Jim Gaffigan voice Hot Pockets!! Lol, seriously, cook real food. If it comes out of your body undigested, either chew more, or avoid eating it. Bell peppers don't get digested by my guts, but, it's not for lack of trying. Tablespoons of coconut oil at a time aren't pretty in the aftermath for me, so I scale it down and use animal fat. Guts are a tricky business, especially if you're like me, and you've been unintentionally tearing them up with wheat, or, rather intentionally living of of beer for a long time. If you can't re-create it at home without a chemistry set, give that food a pass.
Paleo is MUCH more about 'reenactment' that about what isi 'optimal'.
What is 'optimal' anyway?!?! And before you answer that, are we talking about a 12hr a day 300lber sitting in an office chair where the longest walk of the day is from the car to the elevator or are we talking about the marathon runner? or the crossfit 5x a week/powerlifter/black belt/police officer?
Rest assured, 'cavemen' of the paleolithic time period consumed animals. And lots of them. They ate the same meals over and over and over and over and over and over and over and over and over and over and over and over and over and over again. How much time do you think was spent hunting down a cabbage??? vs hunting down a rat/rabbit/fox/deer/whatever 4 legged creature??? Im pretty sure the deer pays off 10,000-1 vs a cabbage.

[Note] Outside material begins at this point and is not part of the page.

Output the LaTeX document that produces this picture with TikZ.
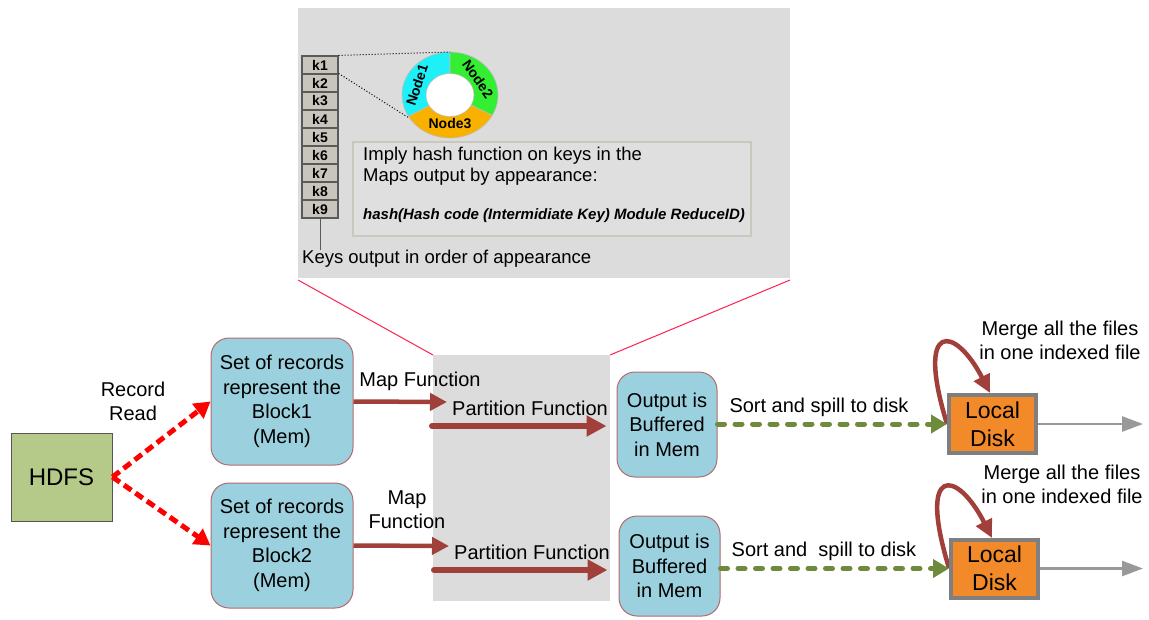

That being said, what IS there for us to eat? Not a whole heck of a lot. 99% of meat sold in America is grain fed garbage that is as paleo as HFCS 'honey' or hydrogenated vegetable oils. Edible leafy vegetables are coated in pesticide and fungicide and god knows what else.
That pretty much leaves grass fed food and organic veggies, and don't forget road kill.
Road Kill. FTW
Where I live I have an entire ocean with one of the highest diversities of species available to me right here in the immediate area. There are shellfish, bony fish, sharks, sea urchins, squids, squishy things (squirts, cucumbers), spiny lobster, snails, kelp, sea mammals. On land there are various small mammals, deer, bear, wild turkeys, wild pigs, band tail pigeons, quail, other birds. There are lots of fresh greens to be had in spring, things gone to seed in summer, cherries in September, acorns in fall. There are wild prunus fruits in fall, yucca, elderberries and further inland are agave in spring and early summer. In winter there are wild mushrooms. There are lots of aromatic herbs. There's nary a pepper, tomato, potato, quart of milk, grain or sweet fruit to be found. Yet the native peoples of this area had one of the highest standards of living for Native Americans.
"But if you think early humans didn't learn that some things were poisonous and that they merrily ate every plant they came across then I'd wager you're mistaken." Where did you get that from? You infer so much from other people's responses that are just wild misinterpretations.